Equifax’s motion conclusively established Equifax’s right to summary judgment on the grounds that Morris did not exercise due diligence in accomplishing service. See Murray, 800 S.W.2d at 830; Taylor, 4 S.W.3d at 65-66. Accordingly, the burden shifted to Morris to defeat summary judgment by creating a fact issue concerning her diligence. See Taylor, 4 S.W.3d at 65. Morris offered no proof at all, however, in opposing Equifax’s motion, and thus did not raise any evidence to explain her delay in accomplishing service. Having thus failed to create a fact issue concerning her diligence, Morris could not establish that the actual date of service, May 24, 2000, related back to the December 10, 1999 filing date to toll the limitations bar. See Gant, 786 S.W.2d at 260; Hodge, 856 S.W.2d at 215. Therefore, Morris did not defeat Equifax’s right to summary judgment and, because limitations thus continued to run after the December 10, 2000 filing date, the trial court properly rendered summary judgment in favor of Equifax.

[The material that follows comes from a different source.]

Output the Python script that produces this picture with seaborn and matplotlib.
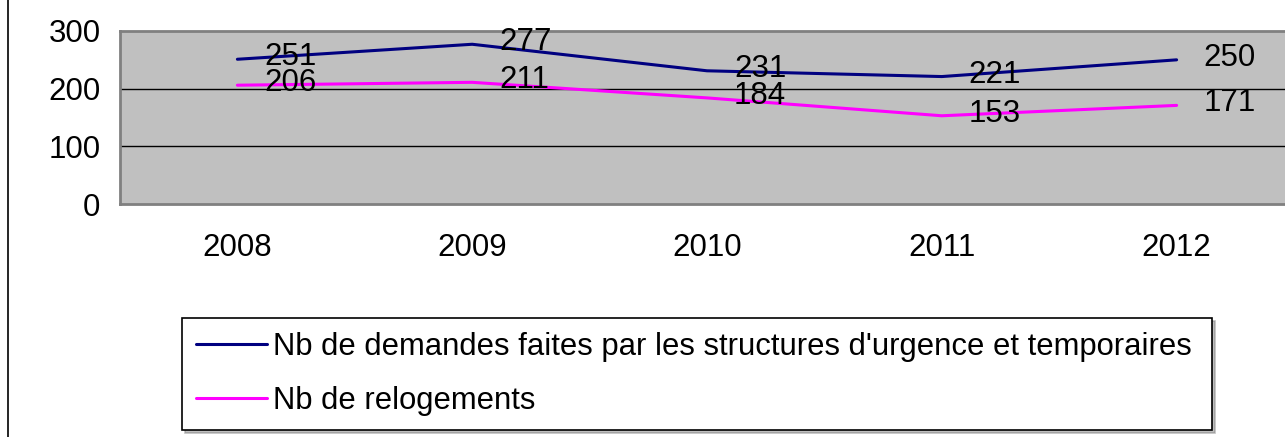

In her first issue, Morris challenges the constitutionality of the due diligence standard under the Texas and federal constitutions .2 But Morris did not raise this issue in opposing Equifax’s motion and, therefore, did not preserve error, if any. See Tex.R. Civ. P. 166a(c) (“Issues not expressly presented to the trial court by written motion, answer, or other response shall not be considered on appeal as grounds for reversal.”);  Tex.R.App. P. 33.1(a)(1)(A) (requiring that complaints on appeal be made to trial court by timely request, objection, or motion stating grounds for ruling sought); Dreyer v. Greene, 871 S.W.2d 697, 698 (Tex.1993) (applying preservation-of-error requirement to constitutional challenge).

*4 We overrule Morris’s first issue.

In her second issue, Morris renews her trial-court challenge to the due-diligence standard by proposing that the equitable doctrine of lâches should control. Morris’s claims against Equifax are premised on legal rights created by statute, however, i.e., the prohibition against retaliatory discharge under section 451.001(1) of the Labor Code. Tex. Labor Code Ann. § 451.001(1). Lâches is an equitable doctrine that does not apply to suits premised on legal rights created by statute. See Callahan v. Giles, 155 S.W .2d 793, 796 (Tex.1941) (noting that lâches is “just as complete a bar to the assertion of an equitable right as the defense of limitation is a bar to the assertion of a legal right”).

We overrule Morris’s second issue.

In her third issue, Morris claims that calling Equifax into court after two years and five and a half months was reasonable3 and refers us to the lengthier limitations periods of several different states. Once again, Morris did not raise this issue in opposing Equifax’s motion and, therefore, did not preserve error, if any. See Tex.R. Civ. P. 166a(c); Tex.R.App. P. 33.1(a)(1)(A).

We overrule Morris’s third issue.

Conclusion

We affirm the judgment of the trial court.

Footnotes

1

See Tex. Civ. Prac. & Rem.Code Ann. § 16.003(a) (Vernon Supp.2001).

2

Morris refers to the rule as the “reasonable” diligence rule.

3

Morris describes the interim between her December 10, 1997 discharge from employment and service on Equifax as “two years and five months.” As addressed above, Morris did not accomplish service on Equifax until May 24, 2000. Thus, the interim is two years and five and one-half months.